--- start ---
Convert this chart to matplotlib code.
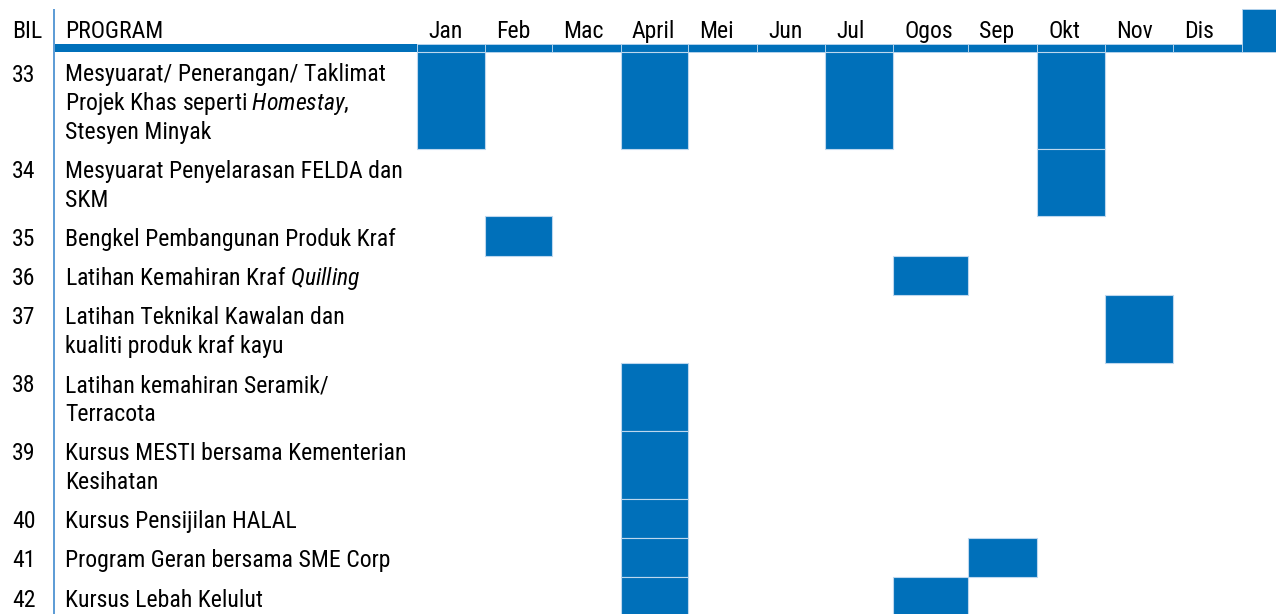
import matplotlib
matplotlib.use("Agg")
import matplotlib.pyplot as plt

# ---------------- data ----------------
months = ["Jan", "Feb", "Mac", "April", "Mei", "Jun", "Jul", "Ogos", "Sep", "Okt", "Nov", "Dis"]
bil = [33, 34, 35, 36, 37, 38, 39, 40, 41, 42]
programs = [
    ["Mesyuarat/ Penerangan/ Taklimat", r"Projek Khas seperti $\mathit{Homestay}$,", "Stesyen Minyak"],
    ["Mesyuarat Penyelarasan FELDA dan", "SKM"],
    ["Bengkel Pembangunan Produk Kraf"],
    [r"Latihan Kemahiran Kraf $\mathit{Quilling}$"],
    ["Latihan Teknikal Kawalan dan", "kualiti produk kraf kayu"],
    ["Latihan kemahiran Seramik/", "Terracota"],
    ["Kursus MESTI bersama Kementerian", "Kesihatan"],
    ["Kursus Pensijilan HALAL"],
    ["Program Geran bersama SME Corp"],
    ["Kursus Lebah Kelulut"],
]
schedule = [
    ["Jan", "April", "Jul", "Okt"],
    ["Okt"],
    ["Feb"],
    ["Ogos"],
    ["Nov"],
    ["April"],
    ["April"],
    ["April"],
    ["April", "Sep"],
    ["April", "Ogos"],
]
header_bil = "BIL"
header_prog = "PROGRAM"

# ---------------- style / layout ----------------
plt.rcParams["font.family"] = ["Roboto Condensed", "DejaVu Sans"]
plt.rcParams["mathtext.fontset"] = "custom"
plt.rcParams["mathtext.rm"] = "Roboto Condensed"
plt.rcParams["mathtext.it"] = "Roboto Condensed:italic"

BLUE = "#0070BA"
VLINE = "#5B9BD5"
EDGE = "#BDD7EE"
TXT = "#000000"
FS = 17.1

W, H = 1276, 614
# column boundaries of the month grid (pixels from left), last one = start of the extra column
COL_EDGES = [417, 485, 552, 621, 688, 757, 825, 893, 968, 1037, 1105, 1173, 1242]
LINE_H = 28.6
PAD = 10.7
BAND_TOP, BAND_BOT = 44.0, 52.0
EXTRA_TOP = 9.0
VLINE_X = 54.0
NUM_X = 12.0
PROG_X = 65.0
MONTH_PAD = 11.0
CAP = 16.7

fig = plt.figure(figsize=(W / 100, H / 100), dpi=100)
ax = fig.add_axes([0, 0, 1, 1])
ax.set_xlim(0, W)
ax.set_ylim(H, 0)
ax.axis("off")


def col_left(i):
    return COL_EDGES[i]


def col_width(i):
    return COL_EDGES[i + 1] - COL_EDGES[i]


# header band (left part) and vertical separator line
ax.fill_between([VLINE_X + 1, COL_EDGES[0]], BAND_TOP, BAND_BOT, color=BLUE, lw=0)
ax.plot([VLINE_X, VLINE_X], [EXTRA_TOP, H], color=VLINE, lw=1.4, solid_capstyle="butt")

# header cells in month columns + extra filled column
n_m = len(months)
ax.bar([col_left(i) for i in range(n_m)], BAND_BOT - BAND_TOP, bottom=BAND_TOP,
       width=[col_width(i) for i in range(n_m)], align="edge",
       color=BLUE, edgecolor=EDGE, linewidth=0.6, zorder=2)
ax.bar([COL_EDGES[-1]], BAND_BOT - EXTRA_TOP, bottom=EXTRA_TOP, width=W - COL_EDGES[-1] + 20,
       align="edge", color=BLUE, edgecolor=EDGE, linewidth=0.6, zorder=2)

# header texts
HEAD_BASE = 38.0
ax.text(NUM_X, HEAD_BASE, header_bil, fontsize=FS, color=TXT, ha="left", va="baseline")
ax.text(PROG_X, HEAD_BASE, header_prog, fontsize=FS, color=TXT, ha="left", va="baseline")
for i, m in enumerate(months):
    ax.text(col_left(i) + MONTH_PAD, HEAD_BASE, m, fontsize=FS, color=TXT,
            ha="left", va="baseline")

# rows
top = BAND_BOT
for num, lines, sched in zip(bil, programs, schedule):
    n = len(lines)
    h = n * LINE_H + PAD
    base0 = top + (h - (n - 1) * LINE_H) / 2 + CAP / 2 + 1.5
    ax.text(NUM_X, base0, str(num), fontsize=FS, color=TXT, ha="left", va="baseline")
    for k, ln in enumerate(lines):
        ax.text(PROG_X, base0 + k * LINE_H, ln, fontsize=FS, color=TXT, ha="left", va="baseline")
    idx = [months.index(m) for m in sched]
    ax.bar([col_left(i) for i in idx], h, bottom=top, width=[col_width(i) for i in idx],
           align="edge", color=BLUE, edgecolor=EDGE, linewidth=0.8, zorder=2)
    top += h

fig.savefig("out.png", dpi=100)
--- end ---
**Exercise brief:**
Out of the material above, select every line that holds the string "matplotlib".

**Answer to this task:**
Convert this chart to matplotlib code.
import matplotlib
matplotlib.use("Agg")
import matplotlib.pyplot as plt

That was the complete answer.